Thursday, August 14, 2008
JIM SINCLAIR'S COMMENTS AUGUST 14, 2008
Posted On: Thursday, August 14, 2008, 7:20:00 PM EST
More On the Federal Reserve Gold Certificate Ratio
Author: Jim Sinclair
Why will the effort to call any top in the gold price be a waste of time for the gold-ignorant gurus?
Prior to being reduced to zero percent and then removal from the books, there was a direct link between the value of US Treasury gold held (a fixed price of gold then) as a percentage of the growth of the US money supply.
As an example, when the cover was deemed to be 25% that meant that as the money supply expanded the value of gold had to be expanded by 25% as well.
Because the price of gold was fixed, the gold cover clause, as this device was known, mandated an automatic change in the Federal Reserve Discount rate in order to depress the demand for funds in the US economic system.
There is an argument that says as the dollar was becoming a primary reserve currency, and world trade was growing at record rates, the automatic changes in a monetary system were restraining the true wishes of the Administration and Federal Reserve.
After the demise of the Bretton Woods Agreement, everything financial moved towards a floating system.
The move away from fixed points towards a fully floating financial system was the process of removal of all financial ALARMS.
No longer was there a currency parity rate that, when hitting the lower or upper bands, rang an ALARM.
The concept of financial crisis no longer existed.
The movement of any currency up or down - as the Euro recently did - would have been considered a financial crisis.
We have just witnessed multiple central bank interventions that are accepted by the establishment?s international investment community as a dandy deed in the cover up of other serious systemic weaknesses.
As a result, upper and lower bands have been considered and implemented.

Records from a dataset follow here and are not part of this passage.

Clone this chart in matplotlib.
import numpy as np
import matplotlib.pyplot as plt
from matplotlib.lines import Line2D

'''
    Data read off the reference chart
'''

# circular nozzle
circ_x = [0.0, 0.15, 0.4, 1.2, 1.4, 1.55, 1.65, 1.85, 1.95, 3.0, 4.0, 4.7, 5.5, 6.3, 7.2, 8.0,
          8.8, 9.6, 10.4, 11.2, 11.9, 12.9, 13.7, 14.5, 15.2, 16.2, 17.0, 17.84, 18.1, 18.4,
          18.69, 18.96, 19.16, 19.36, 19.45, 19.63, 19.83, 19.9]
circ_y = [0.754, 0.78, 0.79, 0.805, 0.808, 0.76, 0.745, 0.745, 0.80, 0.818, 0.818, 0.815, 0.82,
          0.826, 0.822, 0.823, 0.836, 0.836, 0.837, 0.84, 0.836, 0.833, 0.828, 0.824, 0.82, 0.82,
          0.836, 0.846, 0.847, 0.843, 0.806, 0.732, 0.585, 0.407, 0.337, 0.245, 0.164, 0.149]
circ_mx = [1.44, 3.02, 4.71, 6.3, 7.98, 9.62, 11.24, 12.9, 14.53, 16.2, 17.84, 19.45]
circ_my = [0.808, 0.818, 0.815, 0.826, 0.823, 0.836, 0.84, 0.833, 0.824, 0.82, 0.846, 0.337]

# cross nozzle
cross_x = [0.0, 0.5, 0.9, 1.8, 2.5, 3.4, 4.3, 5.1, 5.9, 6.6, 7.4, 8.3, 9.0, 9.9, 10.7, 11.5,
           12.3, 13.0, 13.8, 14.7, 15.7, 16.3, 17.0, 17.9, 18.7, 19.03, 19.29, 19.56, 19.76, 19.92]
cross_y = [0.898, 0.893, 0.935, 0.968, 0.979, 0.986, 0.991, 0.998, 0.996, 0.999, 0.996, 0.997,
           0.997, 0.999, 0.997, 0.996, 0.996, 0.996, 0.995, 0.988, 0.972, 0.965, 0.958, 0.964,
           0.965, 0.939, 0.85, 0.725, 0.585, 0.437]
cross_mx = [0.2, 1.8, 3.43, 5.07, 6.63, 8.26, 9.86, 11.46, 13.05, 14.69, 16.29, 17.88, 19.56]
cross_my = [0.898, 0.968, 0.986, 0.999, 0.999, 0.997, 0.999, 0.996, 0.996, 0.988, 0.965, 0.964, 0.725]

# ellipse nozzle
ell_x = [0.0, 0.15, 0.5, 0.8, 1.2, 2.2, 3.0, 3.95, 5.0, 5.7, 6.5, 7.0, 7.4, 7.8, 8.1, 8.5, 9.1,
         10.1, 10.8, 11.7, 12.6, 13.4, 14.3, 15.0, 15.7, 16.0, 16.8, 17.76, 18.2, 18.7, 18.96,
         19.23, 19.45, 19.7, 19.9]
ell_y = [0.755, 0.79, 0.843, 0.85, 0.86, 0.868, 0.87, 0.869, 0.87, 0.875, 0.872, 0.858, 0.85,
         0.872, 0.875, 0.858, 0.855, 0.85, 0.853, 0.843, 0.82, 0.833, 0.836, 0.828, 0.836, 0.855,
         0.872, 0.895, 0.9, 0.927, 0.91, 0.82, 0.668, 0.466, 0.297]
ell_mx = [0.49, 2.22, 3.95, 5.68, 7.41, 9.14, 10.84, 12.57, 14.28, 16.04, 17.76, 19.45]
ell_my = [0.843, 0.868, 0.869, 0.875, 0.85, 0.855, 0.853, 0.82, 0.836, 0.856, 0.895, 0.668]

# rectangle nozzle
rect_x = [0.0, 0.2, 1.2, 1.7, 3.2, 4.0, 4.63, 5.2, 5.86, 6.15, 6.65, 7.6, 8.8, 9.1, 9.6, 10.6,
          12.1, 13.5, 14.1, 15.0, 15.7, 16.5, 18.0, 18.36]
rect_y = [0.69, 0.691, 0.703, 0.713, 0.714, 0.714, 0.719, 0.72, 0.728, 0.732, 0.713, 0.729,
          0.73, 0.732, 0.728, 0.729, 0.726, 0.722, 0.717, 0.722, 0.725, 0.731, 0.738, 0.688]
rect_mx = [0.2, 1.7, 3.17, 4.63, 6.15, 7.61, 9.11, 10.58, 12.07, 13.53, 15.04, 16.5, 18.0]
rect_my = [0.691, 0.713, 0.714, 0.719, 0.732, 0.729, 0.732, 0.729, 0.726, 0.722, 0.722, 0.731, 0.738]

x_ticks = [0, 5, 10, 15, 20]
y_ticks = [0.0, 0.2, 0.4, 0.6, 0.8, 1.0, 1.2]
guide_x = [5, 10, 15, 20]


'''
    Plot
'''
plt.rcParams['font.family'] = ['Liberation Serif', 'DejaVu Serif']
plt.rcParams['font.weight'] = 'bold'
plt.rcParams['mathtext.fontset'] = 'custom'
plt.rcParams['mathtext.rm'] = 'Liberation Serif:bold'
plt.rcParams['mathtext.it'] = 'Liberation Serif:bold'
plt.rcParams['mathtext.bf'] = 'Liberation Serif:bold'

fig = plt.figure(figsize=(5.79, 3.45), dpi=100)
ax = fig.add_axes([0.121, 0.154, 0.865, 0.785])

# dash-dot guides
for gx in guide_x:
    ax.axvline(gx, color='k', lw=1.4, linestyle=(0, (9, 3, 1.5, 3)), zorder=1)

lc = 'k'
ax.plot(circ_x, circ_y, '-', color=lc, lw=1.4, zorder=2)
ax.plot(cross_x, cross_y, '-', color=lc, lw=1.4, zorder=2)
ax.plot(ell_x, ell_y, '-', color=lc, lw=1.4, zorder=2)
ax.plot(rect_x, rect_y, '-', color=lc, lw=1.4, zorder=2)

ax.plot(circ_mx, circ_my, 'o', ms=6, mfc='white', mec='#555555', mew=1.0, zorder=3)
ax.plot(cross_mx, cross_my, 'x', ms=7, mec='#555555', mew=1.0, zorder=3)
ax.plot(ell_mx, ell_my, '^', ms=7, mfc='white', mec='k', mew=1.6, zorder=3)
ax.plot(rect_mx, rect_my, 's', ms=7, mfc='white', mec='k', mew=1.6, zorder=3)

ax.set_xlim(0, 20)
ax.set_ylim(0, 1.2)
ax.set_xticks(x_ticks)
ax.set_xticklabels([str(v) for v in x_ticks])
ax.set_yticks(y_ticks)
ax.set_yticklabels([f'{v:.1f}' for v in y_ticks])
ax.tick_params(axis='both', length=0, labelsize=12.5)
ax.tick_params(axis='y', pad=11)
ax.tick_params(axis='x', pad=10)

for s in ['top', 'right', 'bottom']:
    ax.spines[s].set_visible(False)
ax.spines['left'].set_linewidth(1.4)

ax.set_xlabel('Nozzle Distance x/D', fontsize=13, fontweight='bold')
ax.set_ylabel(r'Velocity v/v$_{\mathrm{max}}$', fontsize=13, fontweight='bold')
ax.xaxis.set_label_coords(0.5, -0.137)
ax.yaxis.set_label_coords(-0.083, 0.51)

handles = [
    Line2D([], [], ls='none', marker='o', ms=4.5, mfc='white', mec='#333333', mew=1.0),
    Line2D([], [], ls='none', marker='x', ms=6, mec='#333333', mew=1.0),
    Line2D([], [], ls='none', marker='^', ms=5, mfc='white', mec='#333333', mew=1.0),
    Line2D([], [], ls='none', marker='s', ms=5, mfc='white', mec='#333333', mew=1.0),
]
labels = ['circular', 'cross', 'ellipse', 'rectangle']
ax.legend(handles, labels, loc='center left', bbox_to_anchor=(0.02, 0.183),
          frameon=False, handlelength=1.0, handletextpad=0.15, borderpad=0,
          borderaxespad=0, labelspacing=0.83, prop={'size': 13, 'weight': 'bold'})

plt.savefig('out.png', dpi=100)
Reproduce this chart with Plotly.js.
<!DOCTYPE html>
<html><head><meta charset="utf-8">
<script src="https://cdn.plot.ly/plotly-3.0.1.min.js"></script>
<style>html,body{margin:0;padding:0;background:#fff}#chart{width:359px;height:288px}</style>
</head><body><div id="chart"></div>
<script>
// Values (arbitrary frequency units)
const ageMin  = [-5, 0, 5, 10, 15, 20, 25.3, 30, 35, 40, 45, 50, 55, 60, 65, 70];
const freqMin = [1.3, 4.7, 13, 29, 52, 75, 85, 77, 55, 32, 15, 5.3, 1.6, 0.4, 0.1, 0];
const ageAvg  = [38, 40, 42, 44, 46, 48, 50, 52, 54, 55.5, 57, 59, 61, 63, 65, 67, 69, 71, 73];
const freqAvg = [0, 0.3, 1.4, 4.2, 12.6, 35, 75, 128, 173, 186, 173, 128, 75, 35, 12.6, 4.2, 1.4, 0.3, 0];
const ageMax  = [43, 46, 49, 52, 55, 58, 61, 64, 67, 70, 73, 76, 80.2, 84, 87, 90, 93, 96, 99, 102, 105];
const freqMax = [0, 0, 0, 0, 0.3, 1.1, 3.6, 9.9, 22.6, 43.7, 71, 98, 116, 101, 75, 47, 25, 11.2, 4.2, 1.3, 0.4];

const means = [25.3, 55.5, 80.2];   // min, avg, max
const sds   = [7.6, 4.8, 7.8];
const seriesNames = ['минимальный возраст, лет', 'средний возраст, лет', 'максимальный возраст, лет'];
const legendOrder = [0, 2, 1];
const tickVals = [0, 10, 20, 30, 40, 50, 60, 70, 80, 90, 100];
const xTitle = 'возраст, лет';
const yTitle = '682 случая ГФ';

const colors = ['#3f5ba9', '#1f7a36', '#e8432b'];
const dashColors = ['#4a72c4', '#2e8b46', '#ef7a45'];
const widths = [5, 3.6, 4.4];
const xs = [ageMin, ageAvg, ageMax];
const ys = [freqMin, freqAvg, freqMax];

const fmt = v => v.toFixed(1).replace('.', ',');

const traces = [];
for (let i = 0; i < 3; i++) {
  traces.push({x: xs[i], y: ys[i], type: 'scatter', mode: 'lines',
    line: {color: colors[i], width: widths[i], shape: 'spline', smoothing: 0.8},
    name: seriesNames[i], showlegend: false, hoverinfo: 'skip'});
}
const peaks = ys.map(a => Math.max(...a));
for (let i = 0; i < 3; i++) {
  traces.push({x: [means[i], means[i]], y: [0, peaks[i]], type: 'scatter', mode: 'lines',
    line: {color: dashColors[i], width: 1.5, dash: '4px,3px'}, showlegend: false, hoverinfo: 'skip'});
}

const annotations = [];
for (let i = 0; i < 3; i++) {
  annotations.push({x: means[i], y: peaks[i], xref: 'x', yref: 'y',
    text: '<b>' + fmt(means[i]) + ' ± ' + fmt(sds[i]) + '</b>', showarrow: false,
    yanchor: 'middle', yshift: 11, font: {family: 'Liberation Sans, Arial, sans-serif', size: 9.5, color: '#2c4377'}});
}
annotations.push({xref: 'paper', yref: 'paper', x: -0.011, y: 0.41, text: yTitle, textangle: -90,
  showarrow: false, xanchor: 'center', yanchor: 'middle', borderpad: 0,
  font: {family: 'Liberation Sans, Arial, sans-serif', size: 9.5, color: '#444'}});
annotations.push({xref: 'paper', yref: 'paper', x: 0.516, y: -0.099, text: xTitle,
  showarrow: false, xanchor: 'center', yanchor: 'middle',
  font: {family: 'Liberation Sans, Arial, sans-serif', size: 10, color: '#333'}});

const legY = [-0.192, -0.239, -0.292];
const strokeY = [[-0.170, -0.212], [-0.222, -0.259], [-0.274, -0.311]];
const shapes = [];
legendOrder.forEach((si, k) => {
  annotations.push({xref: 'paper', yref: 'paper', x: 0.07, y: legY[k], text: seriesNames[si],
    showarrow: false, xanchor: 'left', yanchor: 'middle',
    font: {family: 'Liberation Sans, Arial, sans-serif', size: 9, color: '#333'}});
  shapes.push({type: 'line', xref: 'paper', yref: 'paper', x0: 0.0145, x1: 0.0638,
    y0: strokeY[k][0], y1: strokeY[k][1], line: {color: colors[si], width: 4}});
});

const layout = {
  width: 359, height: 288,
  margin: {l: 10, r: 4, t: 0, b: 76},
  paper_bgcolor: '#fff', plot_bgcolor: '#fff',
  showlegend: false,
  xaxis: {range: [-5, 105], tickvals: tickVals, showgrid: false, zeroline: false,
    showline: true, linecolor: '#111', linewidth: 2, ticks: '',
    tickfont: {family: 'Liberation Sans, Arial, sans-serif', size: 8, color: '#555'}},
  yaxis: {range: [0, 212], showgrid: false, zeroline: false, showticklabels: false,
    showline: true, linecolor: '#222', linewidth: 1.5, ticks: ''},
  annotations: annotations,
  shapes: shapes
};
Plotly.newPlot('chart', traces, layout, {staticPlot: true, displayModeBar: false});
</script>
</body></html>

To benefit the plan, the lower limit of $1.49 will not be defended,
yet in time the market will.
$1.49 is only a point after which no great undertaking of intervention will be applied.
Let the apples fall from the tree, if they please, as per today.
There is no return to a FIXED anything,
but there is a clear indication of a return to the relationship of floating financial alarms, a marriage between the thesis of Bretton Woods and the floating sins of our Financial Fathers.
The Revitalized and Modernized Federal Reserve Gold Certificate Ratio will be tied to a broad measure of money supply, M3 or another new definition of liquidity.
The gold that the US Treasury has held primarily at the New York Federal Reserve will be valued at market at the time of adoption of this mechanism.
Please understand, that regardless of the arguments concerning the number of ounces the Federal reserve holds, since it will never be audited, accept what is said as correct.
Now the floating increase or decrease in monetary aggregates will mandate a change in the value of the gold held by the US Treasury.
The US Treasury will never have to buy or sell any gold because vehicles will be created that are immediately traded on exchanges that will speculate on the changes in the broad base monetary aggregate in terms of the gold price.
That will serve the needs as the aggregates increase.
This is in fact a public way to view the aggregate change by changing the value of another asset, which is a means of balancing the balance sheet of the USA as it was at the day of adoption.
It is not convertibility.
It floats and is not fixed.
When the need is greatest it will be seen as an acceptable return to a form of disciplined central banks actions.
It will be a reinstatement of an alarm mechanism but with parts that float.
The market value of gold on that day will be a pendulum-starting point, not a fixed price.
The broad measure of money supply on that day will be 100 on the liquidity index.
Assuming the dollar is at .5200, the adoption of this mechanism could mark the low of the US dollar for this chapter of the financial history of the USA.
There are other items that will have to fall into place if that is to be the dollar saver from a complete Weimar experience.
But this is the major criterion for success.
I assume it is January the 14th, 2011 and gold is trading at $1,650 or higher.
Then I would assume the price of gold to trade $100 above and below the price of gold on that day according to changes in the liquidity index.
If the USA would like to avoid the USD$ from a Weimar experience this is the key ingredient to preventing that.
The US dollar is headed in the direction of the Weimar Experience in order to satisfy financial failures of significance.
Some smaller entities will be rescued by Federal Money, exploding the US Federal Budget deficit and putting the weight of more newly created dollars on the inherently weak dollar.
There is a 70% possibility that since central banks have moved to floating currency parities that the modernized and revitalized Federal Reserve Gold Certificate Ratio will follow under the pressure of future systemic and grave financial circumstances.